Ob sich derartige Mängel einstellen, hinge indessen von vielen Faktoren, insbesondere davon ab, unter welchen Bedingungen und mit welchen Vorsorgemaßnahmen ein stillgelegtes Fahrzeug abgestellt werde. Geschehe dies unter ungünstigen Bedingungen und/oder ohne fachmännische Vorbereitung, könnten schon nach kurzer Standzeit Korrosions- und andere Schäden auftreten. Umgekehrt könne bei fachmännischem Vorgehen der Zustand eines auch längere Zeit stillgelegten Fahrzeugs besser sein als der gleichaltriger Fahrzeuge ohne Standzeit.

Deshalb sei hinsichtlich der Frage, ob ein verkaufter älterer Gebrauchtwagen wegen einer dem Verkauf vorausgegangenen längeren Standzeit im Sinne des § 434 Abs. 1 Satz 2 Nr. 2 BGB frei von Sachmängeln sei, anders als bei der Standzeit eines Jahreswagens bis zum Zeitpunkt seiner Erstzulassung, grundsätzlich nicht auf die Standzeit als solche abzustellen, sondern darauf, ob bei dem Fahrzeug keine Mängel vorlägen, die auf die Standzeit zurückzuführen seien und die gleichartige Fahrzeuge ohne entsprechende Standzeit üblicherweise nicht aufwiesen.
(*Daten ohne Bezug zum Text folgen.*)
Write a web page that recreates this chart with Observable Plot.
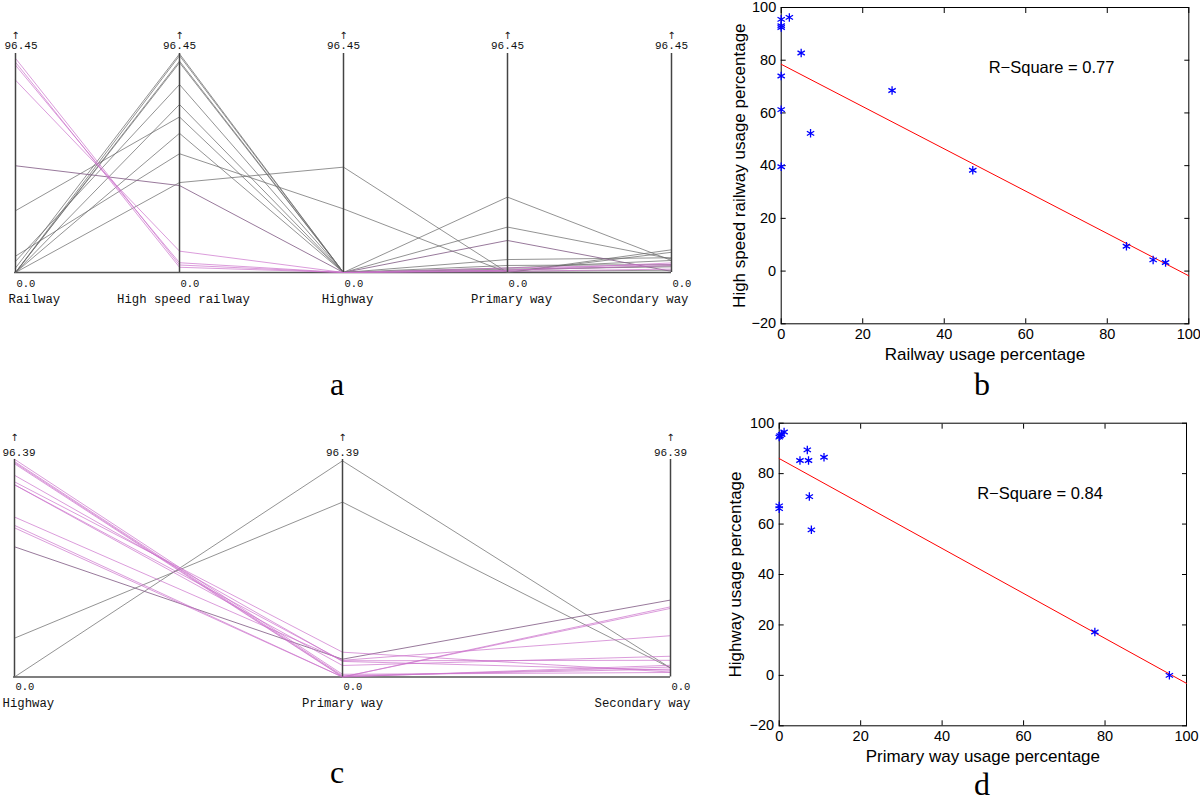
<!DOCTYPE html>
<html><head><meta charset="utf-8">
<script src="https://cdn.jsdelivr.net/npm/d3@7"></script>
<script src="https://cdn.jsdelivr.net/npm/@observablehq/plot@0.6"></script>
<style>
body{margin:0;background:#fff;}
#root{position:relative;width:1200px;height:801px;overflow:hidden;background:#fff;}
.panel{position:absolute;}
.letter{position:absolute;font-family:"Liberation Serif","Times New Roman",serif;font-size:32px;line-height:32px;width:60px;text-align:center;color:#000;}
</style></head><body><div id="root"></div>
<script>
// ---------- Panel a : parallel coordinates (all modes) ----------
const dimsA  = ["Railway", "High speed railway", "Highway", "Primary way", "Secondary way"];
const railA  = [0, 0, 0, 0, 0, 0, 2.0, 4.9, 7.2, 27.2, 47.0, 84.7, 91.3, 94.3, 92.6];
const hsrA   = [95.5, 93.1, 92.4, 74.0, 61.3, 39.6, 96.3, 82.8, 52.3, 68.5, 38.3, 9.4, 4.3, 3.3, 2.3];
const hwyA   = [0, 0, 0, 0, 0, 46.4, 0, 0, 28.0, 0, 0, 0, 0, 0, 0];
const priA   = [1.0, 3.1, 2.0, 20.0, 33.2, 0, 0.5, 5.7, 0, 1.5, 14.1, 2.0, 1.0, 0.5, 1.0];
const secA   = [3.0, 3.5, 5.3, 6.0, 5.3, 10.0, 1.0, 6.5, 8.9, 2.5, 0.5, 3.5, 3.0, 1.5, 4.2];
const groupA = ["other","other","other","other","other","other","other","other","other","other","mixed","main","main","main","main"];
const maxA = 96.45;
const topLabelA = "96.45";

// ---------- Panel c : parallel coordinates (road modes) ----------
const dimsC  = ["Highway", "Primary way", "Secondary way"];
const hwyC   = [96.5, 95.5, 95.0, 94.5, 89.4, 86.5, 85.2, 85.2, 70.9, 67.2, 66.1, 57.7, 17.2, 0];
const priC   = [1.2, 0.6, 0.2, 0, 6.9, 11.0, 5.1, 7.2, 7.4, 0, 0, 7.9, 77.5, 95.8];
const secC   = [2.0, 3.5, 4.4, 5.2, 3.0, 2.2, 9.2, 7.4, 18.3, 31.1, 30.4, 34.1, 4.0, 4.0];
const groupC = ["main","main","main","main","main","main","main","main","main","main","main","mixed","other","other"];
const maxC = 96.39;
const topLabelC = "96.39";
const bottomLabel = "0.0";

// ---------- Panel b : scatter railway vs high speed railway ----------
const railB = [0, 0, 0, 0, 0, 0, 2.0, 4.9, 7.2, 27.2, 47.0, 84.7, 91.25, 94.3];
const hsrB  = [95.5, 93.1, 92.4, 74.0, 61.25, 39.6, 96.25, 82.75, 52.25, 68.5, 38.25, 9.4, 4.25, 3.25];
const xLabelB = "Railway usage percentage";
const yLabelB = "High speed railway usage percentage";
const rsqB = "R\u2212Square = 0.77";

// ---------- Panel d : scatter primary way vs highway (data of panel c) ----------
const xLabelD = "Primary way usage percentage";
const yLabelD = "Highway usage percentage";
const rsqD = "R\u2212Square = 0.84";

const xTicks = [0, 20, 40, 60, 80, 100];
const yTicks = [-20, 0, 20, 40, 60, 80, 100];
const panelLetters = ["a", "b", "c", "d"];

const lineColors = {other: "#6a6a6a", mixed: "#86628a", main: "#cc72cc"};
const lineOpacity = {other: 0.72, mixed: 0.85, main: 0.7};
const order = {other: 0, mixed: 1, main: 2};

const root = document.getElementById("root");
function place(node, left, top, width) {
  const d = document.createElement("div");
  d.className = "panel";
  d.style.left = left + "px"; d.style.top = top + "px"; d.style.width = width + "px";
  d.appendChild(node);
  root.appendChild(d);
}

function parallel(dims, cols, groups, max, topLabel, cfg) {
  const ids = d3.range(groups.length).sort((a, b) => order[groups[a]] - order[groups[b]]);
  const rows = [];
  ids.forEach(i => dims.forEach((dim, j) => rows.push({id: i, dim, value: cols[j][i], group: groups[i]})));
  const first = [dims[0]], last = [dims[dims.length - 1]], mid = dims.slice(1, -1), rest = dims.slice(1);
  const T = {lineAnchor: "middle"};
  return Plot.plot({
    width: cfg.width, height: cfg.height,
    marginLeft: cfg.ml, marginRight: cfg.mr, marginTop: cfg.mt, marginBottom: cfg.mb,
    style: {fontFamily: "Liberation Mono, DejaVu Sans Mono, monospace", fontSize: "12.3px", background: "white", color: "#111", overflow: "visible"},
    x: {type: "point", domain: dims, padding: 0, axis: null},
    y: {domain: [0, max], axis: null},
    color: {type: "identity"},
    marks: [
      Plot.ruleY([0], {stroke: "#555", strokeWidth: 1.3}),
      Plot.line(rows, {x: "dim", y: "value", z: "id", stroke: d => lineColors[d.group],
        strokeOpacity: d => lineOpacity[d.group], strokeWidth: 1}),
      Plot.ruleX(dims, {x: d => d, y1: () => 0, y2: () => max, stroke: "#444", strokeWidth: 1.5}),
      Plot.text(dims, {...T, x: d => d, text: () => "\u2191", frameAnchor: "top", dy: cfg.arrowDy, fontSize: 10, fontFamily: "DejaVu Sans"}),
      Plot.text(first, {...T, x: d => d, text: () => topLabel, frameAnchor: "top", dy: cfg.topDy, dx: cfg.firstTopDx, textAnchor: "start", fontSize: 11}),
      Plot.text(rest, {...T, x: d => d, text: () => topLabel, frameAnchor: "top", dy: cfg.topDy, fontSize: 11}),
      Plot.text(dims, {...T, x: d => d, text: () => bottomLabel, frameAnchor: "bottom", dy: cfg.zeroDy, dx: 1, textAnchor: "start", fontSize: 10.5}),
      Plot.text(first, {...T, x: d => d, text: d => d, frameAnchor: "bottom", dy: cfg.nameDy, dx: cfg.firstDx, textAnchor: "start"}),
      Plot.text(mid, {...T, x: d => d, text: d => d, frameAnchor: "bottom", dy: cfg.nameDy, dx: cfg.midDx}),
      Plot.text(last, {...T, x: d => d, text: d => d, frameAnchor: "bottom", dy: cfg.nameDy, dx: cfg.lastDx, textAnchor: "end"})
    ]
  });
}

function fit(xs, ys) {
  const mx = d3.mean(xs), my = d3.mean(ys);
  const b = d3.sum(xs, (x, i) => (x - mx) * (ys[i] - my)) / d3.sum(xs, x => (x - mx) ** 2);
  return {b, a: my - b * mx};
}

function scatter(xs, ys, xLabel, yLabel, rsq, cfg) {
  const pts = xs.map((x, i) => ({x, y: ys[i]}));
  const {a, b} = fit(xs, ys);
  const xd = d3.extent(xTicks);
  const fitLine = xd.map(x => ({x, y: a + b * x}));
  const fmt = d => d < 0 ? "\u2212" + (-d) : String(d);
  return Plot.plot({
    width: cfg.width, height: cfg.height,
    marginLeft: cfg.ml, marginRight: cfg.mr, marginTop: cfg.mt, marginBottom: cfg.mb,
    style: {fontFamily: "Liberation Sans, Arial, sans-serif", fontSize: "14.5px", background: "white", color: "#000", overflow: "visible"},
    x: {domain: xd}, y: {domain: d3.extent(yTicks)},
    marks: [
      Plot.frame({stroke: "#000", strokeWidth: 1}),
      Plot.axisX(xTicks, {anchor: "bottom", tickSize: -5, tickPadding: 10, tickFormat: fmt, label: null}),
      Plot.axisX(xTicks, {anchor: "top", tickSize: -5, tickFormat: () => "", label: null}),
      Plot.axisY(yTicks, {anchor: "left", tickSize: -5, tickPadding: 10, tickFormat: fmt, label: null}),
      Plot.axisY(yTicks, {anchor: "right", tickSize: -5, tickFormat: () => "", label: null}),
      Plot.line(fitLine, {x: "x", y: "y", stroke: "#ff0000", strokeWidth: 1}),
      Plot.dot(pts, {x: "x", y: "y", symbol: "asterisk", r: 4, stroke: "#0000ff", strokeWidth: 1.3}),
      Plot.text([rsq], {x: () => cfg.rx, y: () => cfg.ry, text: d => d, textAnchor: "start", lineAnchor: "middle", fontSize: 16.5}),
      Plot.text([xLabel], {text: d => d, frameAnchor: "bottom", dy: 31, lineAnchor: "middle", textAnchor: "middle", fontSize: 17}),
      Plot.text([yLabel], {text: d => d, frameAnchor: "left", rotate: -90, dx: cfg.ylDx, textAnchor: "middle", lineAnchor: "middle", fontSize: 17})
    ]
  });
}

place(parallel(dimsA, [railA, hsrA, hwyA, priA, secA], groupA, maxA, topLabelA,
  {width: 700, height: 320, ml: 14, mr: 29, mt: 53, mb: 48, arrowDy: -18, topDy: -8, zeroDy: 11, nameDy: 27, firstTopDx: -11, firstDx: -7, midDx: 4, lastDx: 17}), 0, 0, 700);

place(parallel(dimsC, [hwyC, priC, secC], groupC, maxC, topLabelC,
  {width: 700, height: 320, ml: 13, mr: 30, mt: 59, mb: 43.5, arrowDy: -22, topDy: -7, zeroDy: 10, nameDy: 26, firstTopDx: -12, firstDx: -12, midDx: 0, lastDx: 20}), 0, 400, 700);

place(scatter(railB, hsrB, xLabelB, yLabelB, rsqB,
  {width: 480, height: 400, ml: 60.7, mr: 11.7, mt: 7, mb: 76.7, rx: 50.9, ry: 77.1, ylDx: -42}), 720, 0, 480);

place(scatter(priC, hwyC, xLabelD, yLabelD, rsqD,
  {width: 480, height: 400, ml: 58.7, mr: 14, mt: 22.7, mb: 74.7, rx: 48.6, ry: 72.2, ylDx: -44}), 720, 400, 480);

const letterPos = [[337, 395], [982, 395], [337, 783], [982, 795]];
panelLetters.forEach((t, i) => {
  const d = document.createElement("div");
  d.className = "letter";
  d.textContent = t;
  d.style.left = (letterPos[i][0] - 30) + "px";
  d.style.top = (letterPos[i][1] - 27) + "px";
  root.appendChild(d);
});
</script></body></html>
Der Bundesgerichtshof hat die Sache gleichwohl an das Landgericht zurückverwiesen, weil dieses offengelassen hatte, ob ein Fixgeschäft vorgelegen habe.

Kommentar:

Diese Entscheidung komplettiert die Rechtsprechung des BGH zu der Frage, welche Standzeit ein Fahrzeug in der Regel höchstens aufweisen darf, damit es noch als frei von Sachmängeln anzusehen ist. Für ein Neufahrzeug hatte der BGH insoweit bereits entschieden, dass von einem Sachmangel jedenfalls bei einer Standzeit von mehr als 12 Monaten auszugehen ist (BGH NJW 2004, 160). Dieselbe zeitliche Grenze hatte der BGH für Jahreswagen gezogen (BGH NJW 2006, 2694).

Für ältere Gebrauchtfahrzeuge jedoch, so stellte der BGH nunmehr in seinem Urteil fest, gilt diese Grenze nicht. Denn beim Gebrauchtwagenkauf lässt sich, anders als beim Kauf von Neu- oder Jahreswagen, keine stillschweigende Beschaffenheitsvereinbarung über die Dauer der Standzeit annehmen. Gebrauchtwagen können daher in der Regel nicht allein aufgrund einer langen Standzeit mangelhaft sein. Es kommt vielmehr zusätzlich darauf an, ob die lange Standzeit zu konkreten Mängeln geführt hat.

Praxishinweis:

Für den Käufer eines älteren Gebrauchtwagens bedeutet dies, dass er eine ausdrückliche Beschaffenheitsvereinbarung darüber schließen sollte, welche Standzeit das Fahrzeug vor dem Kauf hatte; auf eine konkludente Beschaffenheitsvereinbarung hierüber wird er sich in Zukunft nicht mehr berufen können. Für den Verkäufer eines älteren Gebrauchtwagens bedeutet das Urteil des BGH, dass er eine längere Standzeit des Fahrzeugs zwar nicht von sich aus zu offenbaren braucht; er sollte aber das Fahrzeug fachmännisch lagern, damit die lange Standzeit nicht ihrerseits zu Sachmängeln führt, die dann doch die Gewährleistungsrechte des Käufers auslösen.